I did some searching both before and after posting the original question to try to find examples. It seems like other developers may have seen the opportunity to take advantage of the Jetson product line ability to avoid the upload/download copying. However, I did not find any examples in the Nvidia forums but found one example here: Using OpenCV with CUDA on the Jetson TX2 - APIs - ximea support
Here is a simple example with upload/download working properly but copying from host to device and back again. The Jetson Nano (TX2, etc.) should be able to eliminate the upload/download steps:
//
// SimpleTest.cpp
// Loads an image, calls a GPU enabled function that uses opencv GPUMat upload/download
//
#include <opencv2/highgui.hpp>
#include <opencv2/imgproc.hpp>
#include <iostream>
#include <stdio.h>
// cuda stuff
#include <opencv2/cudaarithm.hpp>
// Nvidia cuda api
#include <cuda_runtime.h>
using namespace std;
cv::Mat testfunction(cv::Mat& h_original) {
// receives a CPU/host based image, converts it to GPU/device based image
// manipulates it, then converts back to CPU/host based result.
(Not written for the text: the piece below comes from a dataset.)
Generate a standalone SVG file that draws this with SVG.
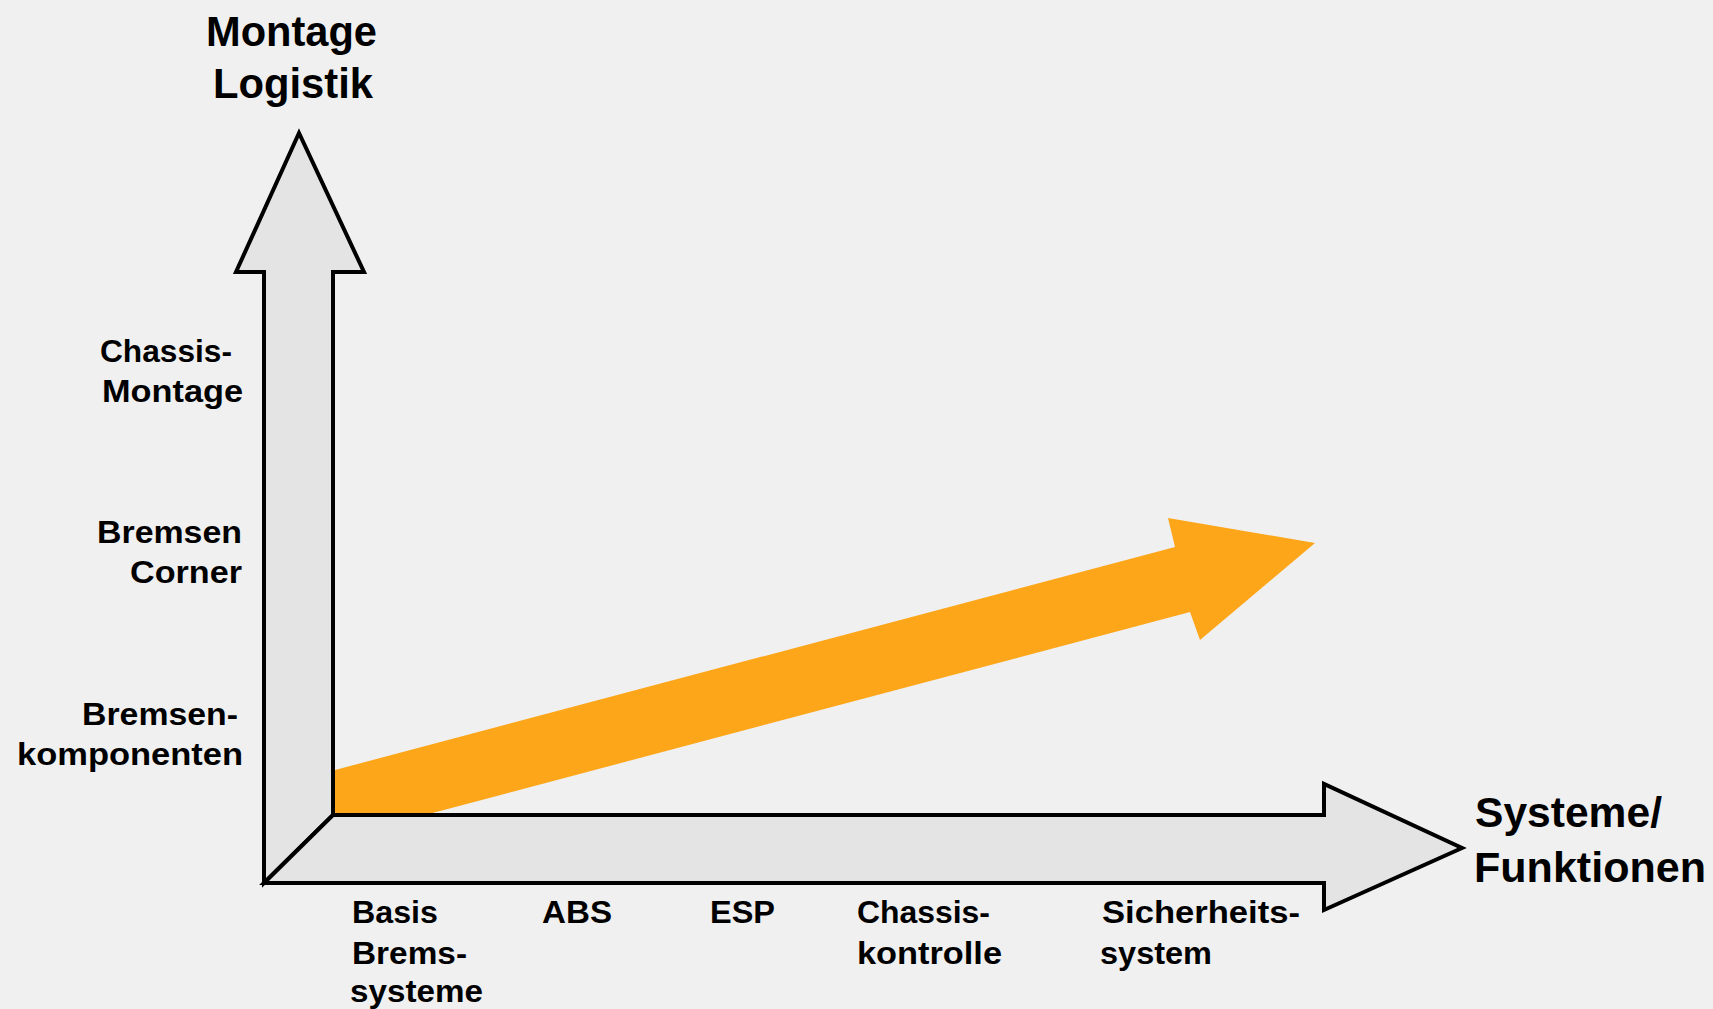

cv::Mat h_result (h_original.size(), h_original.type());
// create GPU/device images, same size and type as original host image
cv::cuda::GpuMat d_original(h_original.size(), h_original.type());
cv::cuda::GpuMat d_result(h_original.size(), h_original.type());
// upload the original image from host to device
d_original.upload(h_original);
// perform a GPU operation of some sort. Using threshold for simple placeholder
cv::cuda::threshold(d_original, d_result, 128.0, 255.0, cv::THRESH_BINARY);
// download the result image from device to host
d_result.download(h_result);
return h_result;
}
int main(int argc, char *argv[]) {
cv::namedWindow("original image", cv::WINDOW_AUTOSIZE);
cv::namedWindow("modified image", cv::WINDOW_AUTOSIZE );
cv::String filename = "./lena.jpg";
cv::Mat image, newimage;
image = cv::imread(filename);
if (image.empty()) {
cout << "could not open or find the image" << endl;
return -1;]
}
newimage = testfunction(image);
cv::imshow("original image", image);
cv::imshow("modified image", newimage);
cv::waitKey(0);
cv::destroyAllWindows();
return 0;
}
Below is an attempt to implement a similar example to the Ximea link. However, this code produces an error:
terminate called after throwing an instance of 'cv::Exception'
what(): OpenCV(3.4.6) [long path deleted...]/opencv-3.4.6/modules/cudev/include/opencv2/cudev/grid/detail/transform.hpp:315: error: (-217:Gpu API call) unspecified launch failure in function 'call'
Example (not working) code:
//
// SimpleTestGPU.cpp
// Loads an image, calls a GPU enabled function that uses opencv GPUMat
// but eliminates copying from CPU host to GPU host using upload/download
//
#include <opencv2/highgui.hpp>
#include <opencv2/imgproc.hpp>
#include <iostream>
#include <stdio.h>
// cuda stuff
#include <opencv2/cudaarithm.hpp>
// Nvidia cuda api
#include <cuda_runtime.h>
using namespace std;
cv::Mat testfunction(cv::Mat& h_original) {
// receives a CPU/host based image, but avoids copying with upload/download
// for the GPU manipulation. The result is returned in the CPU/host based h_result.
cv::Mat h_result (h_original.size(), h_original.type());
// Define pointers used to create GpuMat's
void *originalptr;
void *resultptr;
// Convert CPU/host original images to pointers
cudaHostGetDevicePointer(&originalptr, h_original.data, 0);
cudaHostGetDevicePointer(&resultptr, h_result.data, 0);
// Create GpuMats from the device pointers
cv::cuda::GpuMat d_original(h_original.size(), h_original.type(), originalptr);
cv::cuda::GpuMat d_result(h_result.size(), h_result.type(), resultptr);
// perform a GPU operation of some sort. Using threshold for simple placeholder
cv::cuda::threshold(d_original, d_result, 128.0, 255.0, cv::THRESH_BINARY);
// no need to download or copy the result image from device to host - it already
// resides in h_result.
return h_result;
}
int main(int argc, char *argv[]) {
cv::namedWindow("original image", cv::WINDOW_AUTOSIZE);
cv::namedWindow("modified image", cv::WINDOW_AUTOSIZE );
cv::String filename = "./lena.jpg";
cv::Mat image, newimage;
image = cv::imread(filename);
if (image.empty()) {
cout << "could not open or find the image" << endl;
return -1;
}
newimage = testfunction(image);
cv::imshow("original image", image);
cv::imshow("modified image", newimage);
cv::waitKey(0);
cv::destroyAllWindows();
return 0;
}
The method used to share the image.data does not work, but not sure why or what it should be. Any insights or suggestions would be greatly appreciated.